Methods and materials: Since March 1993, brachytherapy has been used as the sole radiation modality after lumpectomy in selected protocol patients with early-stage breast cancer treated with breast-conserving therapy. In this protocol, all patients received 32 Gy in 8 fractions of 4 Gy over 4 days. Eleven patients treated with HDR brachytherapy who underwent CT scanning after implant placement were included in this analysis. For each patient, the postimplant CT dataset was transferred to a 3D treatment planning system, and the relevant tissue volumes were outlined on each axial slice. The implant dataset, including the dwell positions and dwell times, were imported into the 3D planning system and then registered to the visible implant template in the CT dataset. The calculated dose distribution was analyzed with respect to defined volumes via dose-volume histograms. Due to the variability of lumpectomy cavity coverage discovered in this 3D quality assurance analysis, dwell times at selected positions were adjusted in an attempt to improve dosimetric coverage of the lumpectomy cavity. Using implant data from 5 cases, a dwell-time adjustment algorithm was designed and was then tested on 11 cases. In this algorithm, a point P was identified using axial CT images, which was representative of the underdosed region within the cavity. The distance (d) from point P to the nearest dwell position was measured. A number of dwell positions (N) nearest to point P were selected for dwell time adjustment. The algorithm was tested by increasing the dwell times of a variable number of positions (N = 1, 3, 5, 7, 10, and 20) by a weighting factor (alpha), where alpha = f(d) and alpha > 1, and subsequently performing 3D dose-volume analysis to evaluate the improvement in lumpectomy cavity coverage.

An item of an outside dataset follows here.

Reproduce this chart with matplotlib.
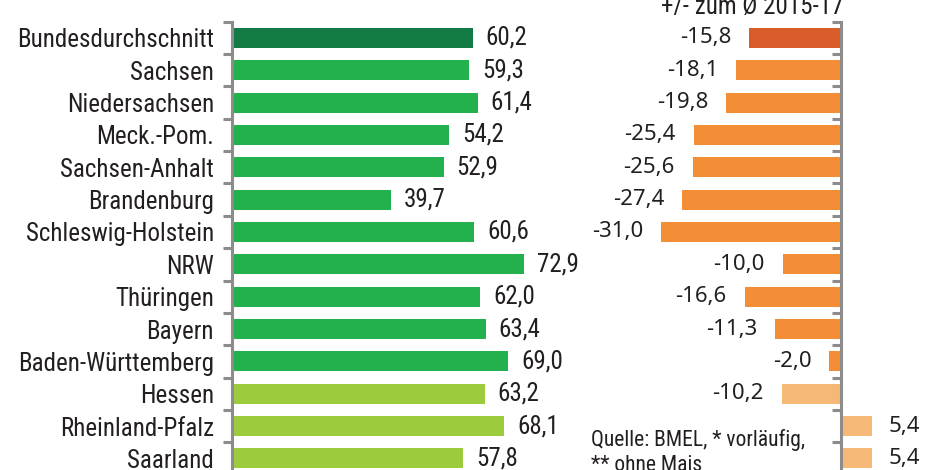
import matplotlib
matplotlib.use("Agg")
import matplotlib.pyplot as plt
from matplotlib import font_manager as fm

# ---- data ----
categories = ["Bundesdurchschnitt", "Sachsen", "Niedersachsen", "Meck.-Pom.",
              "Sachsen-Anhalt", "Brandenburg", "Schleswig-Holstein", "NRW",
              "Thüringen", "Bayern", "Baden-Württemberg", "Hessen",
              "Rheinland-Pfalz", "Saarland"]
yield_values = [60.2, 59.3, 61.4, 54.2, 52.9, 39.7, 60.6, 72.9, 62.0, 63.4,
                69.0, 63.2, 68.1, 57.8]
diff_values = [-15.8, -18.1, -19.8, -25.4, -25.6, -27.4, -31.0, -10.0, -16.6,
               -11.3, -2.0, -10.2, 5.4, 5.4]
groups = [0, 1, 1, 1, 1, 1, 1, 1, 1, 1, 1, 2, 2, 2]
right_title = "+/- zum Ø 2015-17"
source_text = "Quelle: BMEL, * vorläufig,\n** ohne Mais"

green_cols = ["#127A45", "#22B14C", "#9CCB3E"]
orange_cols = ["#D95C2A", "#F38E37", "#F6B877"]
axis_col = "#8C8C8C"
text_col = "#231F20"

avail = {f.name for f in fm.fontManager.ttflist}
narrow_first = next((n for n in ["Roboto Condensed", "Archivo Narrow",
                                 "PT Sans Narrow", "Liberation Sans Narrow",
                                 "Roboto"] if n in avail), "DejaVu Sans")
narrow = [narrow_first, "DejaVu Sans"]
wide = ["Noto Sans", "DejaVu Sans"]

W, H = 925, 470
fig = plt.figure(figsize=(W / 100, H / 100), dpi=100)

n = len(categories)
row_px = 32.35
top_px = 21.7
height_px = n * row_px
bottom_frac = 1 - (top_px + height_px) / H
height_frac = height_px / H

# left panel
l_zero, l_scale, l_max = 232.0, 4.0, 80
ax1 = fig.add_axes([l_zero / W, bottom_frac, l_max * l_scale / W, height_frac])
# right panel
r_zero, r_scale, r_min, r_max = 841.0, 5.8, -35, 10
ax2 = fig.add_axes([(r_zero + r_min * r_scale) / W, bottom_frac,
                    (r_max - r_min) * r_scale / W, height_frac])

ypos = list(range(n))
bounds = [i - 0.5 for i in range(n + 1)]

for ax in (ax1, ax2):
    ax.set_ylim(n - 0.5, -0.5)
    for s in ("top", "right", "bottom"):
        ax.spines[s].set_visible(False)
    ax.spines["left"].set_color(axis_col)
    ax.spines["left"].set_linewidth(2.2)
    ax.set_xticks([])
    ax.set_yticks(bounds, minor=True)
    ax.tick_params(axis="y", which="minor", length=6.5, width=2.2,
                   color=axis_col, direction="out")
    ax.patch.set_alpha(0)

ax1.set_xlim(0, l_max)
ax2.set_xlim(r_min, r_max)
ax2.spines["left"].set_position(("data", 0))

ax1.barh(ypos, yield_values, height=0.62,
         color=[green_cols[g] for g in groups], zorder=1)
ax2.barh(ypos, diff_values, height=0.62,
         color=[orange_cols[g] for g in groups], zorder=1)

ax1.set_yticks(ypos)
ax1.set_yticklabels(categories, family=narrow, fontsize=18, color=text_col)
ax1.tick_params(axis="y", which="major", length=0, pad=13)
ax2.set_yticks(ypos)
ax2.set_yticklabels([])
ax2.tick_params(axis="y", which="major", length=0)

def fmt(v):
    return f"{v:.1f}".replace(".", ",")

for y, v in zip(ypos, yield_values):
    ax1.annotate(fmt(v), (v, y), xytext=(13, 0), textcoords="offset pixels",
                 ha="left", va="center", family=narrow, fontsize=18,
                 color=text_col)

for y, v in zip(ypos, diff_values):
    off = -18 if v < 0 else 16
    ax2.annotate(fmt(v), (v, y), xytext=(off, 0), textcoords="offset pixels",
                 ha="right" if v < 0 else "left", va="center", family=wide,
                 fontsize=16, color=text_col)

fig.text(752 / W, 1 - 14 / H, right_title, ha="center", va="baseline",
         family=narrow, fontsize=18, color=text_col)
fig.text(591 / W, 1 - 429 / H, source_text, ha="left", va="top",
         family=narrow, fontsize=15.5, color=text_col, linespacing=1.25)

fig.savefig("out.png", dpi=100)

Results: Before adjustment in the 11 implants, the median proportion of the lumpectomy cavity and target volume that received at least the prescription dose was 85% and 68%, respectively. After dwell-time adjustment, lumpectomy cavity coverage was significantly improved in all 11 cases. The median distance from point P to the nearest dwell position (d) was 1.4 cm (range 0.9-1.9). The median volume of the lumpectomy cavity receiving 32 Gy increased from 85.3% in the actual implant to 97.0% (range 74-100%) by increasing the dwell time of a single dwell position by a median factor (alpha) of 12.2 according to the above algorithm. With N = 3, the median proportion of the cavity volume receiving 32 Gy was improved to 97.5% (range 77-100%), with a median alpha of 5.7. Further improvement in lumpectomy cavity coverage was relatively small by increasing additional dwell times. In addition, with N = 20, the median absolute volume of breast tissue receiving 150% of the prescription dose was 70.3 cm3 compared to 26.3 cm3 in the actual implant; whereas with N = 1 or N = 3, this median volume was only 35.9 and 42.0 cm3, respectively.
Conclusion: Lumpectomy cavity coverage sometimes appears suboptimal with interstitial HDR breast brachytherapy using our current technique. A simple dwell-time increase at only 1-3 dwell positions can compensate for some underdosage without creating significant regions of overdosage. Using simple methodology, a single reference point representing the underdosed region can be utilized for initial selection of the dwell positions to be increased.